Records with drawing code:
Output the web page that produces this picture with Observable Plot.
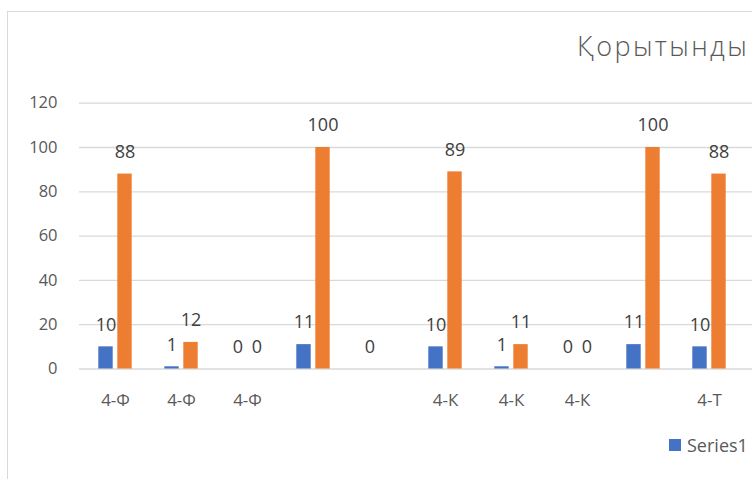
<!DOCTYPE html>
<html>
<head>
<meta charset="utf-8">
<script src="https://cdn.jsdelivr.net/npm/d3@7"></script>
<script src="https://cdn.jsdelivr.net/npm/@observablehq/plot@0.6"></script>
<style>
  html, body { margin: 0; padding: 0; background: #fff; }
  body { width: 752px; height: 479px; overflow: hidden; position: relative; font-family: "Open Sans", sans-serif; }
  #border { position: absolute; left: 7px; top: 11px; width: 900px; height: 600px; border: 1.5px solid #d9d9d9; box-sizing: border-box; }
  #title { position: absolute; left: 577px; top: 27px; font-size: 27px; letter-spacing: 2.4px; font-weight: 300; color: #595959; white-space: nowrap; }
  #legend { position: absolute; left: 669px; top: 433px; font-size: 18px; color: #595959; white-space: nowrap; display: flex; align-items: center; }
  #legend .sw { display: inline-block; width: 12px; height: 12px; margin-right: 6px; }
  #chart { position: absolute; left: 0; top: 0; }
</style>
</head>
<body>
<div id="border"></div>
<div id="chart"></div>
<div id="title">Қорытынды</div>
<div id="legend"></div>
<script>
const categories = ["4-Ф", "4-Ф", "4-Ф", "", "", "4-К", "4-К", "4-К", "", "4-Т"];
const series1 = [10, 1, 0, 11, 0, 10, 1, 0, 11, 10];
const series2 = [88, 12, 0, 100, null, 89, 11, 0, 100, 88];
const seriesNames = ["Series1", "Series2"];
const colors = ["#4472C4", "#ED7D31"];
const yTicks = [0, 20, 40, 60, 80, 100, 120];

const idx = categories.map((_, i) => String(i));
const rows1 = series1.map((v, i) => ({ k: String(i), v }));
const rows2 = series2.map((v, i) => ({ k: String(i), v })).filter(d => d.v != null);

const bw = 66.55;
const chart = Plot.plot({
  width: 752,
  height: 479,
  marginLeft: 79,
  marginRight: 0,
  marginTop: 102.7,
  marginBottom: 110.5,
  style: { fontFamily: "Open Sans, sans-serif", background: "transparent" },
  x: { type: "band", domain: idx, range: [79, 79 + bw * idx.length], paddingInner: 0, paddingOuter: 0 },
  y: { domain: [0, 120] },
  marks: [
    Plot.ruleY(yTicks, { stroke: "#d9d9d9", strokeWidth: 1.3 }),
    Plot.barY(rows1, { x: "k", y: "v", fill: colors[0], insetLeft: 16.3, insetRight: 35.3 }),
    Plot.barY(rows2, { x: "k", y: "v", fill: colors[1], insetLeft: 35.3, insetRight: 16.3 }),
    Plot.text(rows1, { x: "k", y: "v", text: d => String(d.v), dx: -9.5, dy: -22, fontSize: 18, fill: "#404040", lineAnchor: "middle" }),
    Plot.text(rows2, { x: "k", y: "v", text: d => String(d.v), dx: 9.5, dy: -22, fontSize: 18, fill: "#404040", lineAnchor: "middle" }),
    Plot.axisY({ ticks: yTicks, tickSize: 0, tickPadding: 22, fontSize: 16.5, color: "#595959", label: null }),
    Plot.axisX({ tickSize: 0, tickPadding: 25, fontSize: 17, color: "#595959", tickFormat: i => categories[+i], label: null })
  ]
});
document.getElementById("chart").appendChild(chart);

const legend = document.getElementById("legend");
const sw = document.createElement("span");
sw.className = "sw";
sw.style.background = colors[0];
legend.appendChild(sw);
legend.appendChild(document.createTextNode(seriesNames[0]));
</script>
</body>
</html>
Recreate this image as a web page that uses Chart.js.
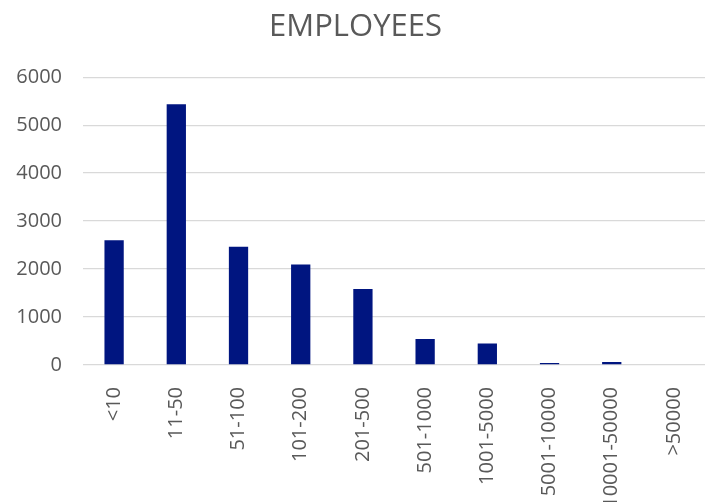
<!DOCTYPE html>
<html>
<head>
<meta charset="utf-8">
<script src="https://cdn.jsdelivr.net/npm/chart.js@4/dist/chart.umd.min.js"></script>
<style>
  html, body { margin: 0; padding: 0; overflow: hidden; background: #fff; }
  #wrap { width: 705px; height: 502px; overflow: hidden; }
</style>
</head>
<body>
<div id="wrap"><canvas id="employeesChart" width="712" height="505"></canvas></div>
<script>
// Data
const categories = ['<10', '11-50', '51-100', '101-200', '201-500', '501-1000', '1001-5000', '5001-10000', '10001-50000', '>50000'];
const employeeCounts = [2600, 5435, 2465, 2095, 1585, 540, 450, 40, 60, 0];
const yTicks = [0, 1000, 2000, 3000, 4000, 5000, 6000];

const textColor = '#595959';
const fontFamily = '"Open Sans", sans-serif';

const ctx = document.getElementById('employeesChart').getContext('2d');
new Chart(ctx, {
    type: 'bar',
    data: {
        labels: categories,
        datasets: [{
            label: 'Employees',
            data: employeeCounts,
            backgroundColor: '#001580',
            borderWidth: 0,
            barPercentage: 1,
            categoryPercentage: 0.31
        }]
    },
    options: {
        responsive: false,
        animation: false,
        layout: { padding: { left: 0, right: 1, top: 0, bottom: 0 } },
        plugins: {
            legend: { display: false },
            tooltip: { enabled: false },
            title: {
                display: true,
                text: 'EMPLOYEES',
                color: textColor,
                font: { family: fontFamily, size: 31, weight: 'normal' },
                padding: { top: 9, bottom: 31 }
            }
        },
        scales: {
            x: {
                grid: { display: false },
                border: { display: false },
                ticks: {
                    color: textColor,
                    font: { family: fontFamily, size: 20 },
                    minRotation: 90,
                    maxRotation: 90,
                    autoSkip: false,
                    padding: 14
                },
                afterFit: (scale) => { scale.height = 140; }
            },
            y: {
                min: yTicks[0],
                max: yTicks[yTicks.length - 1],
                afterBuildTicks: (scale) => { scale.ticks = yTicks.map(v => ({ value: v })); },
                grid: { color: '#d9d9d9', lineWidth: 1.3, drawTicks: false },
                border: { display: false },
                ticks: {
                    color: textColor,
                    font: { family: fontFamily, size: 20 },
                    padding: 21,
                    callback: (value) => String(value)
                },
                afterFit: (scale) => { scale.width = 83; }
            }
        }
    }
});
</script>
</body>
</html>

- Short problem
How many lines of the listing include the string "this"? Answer with the number alone.

- Full output
2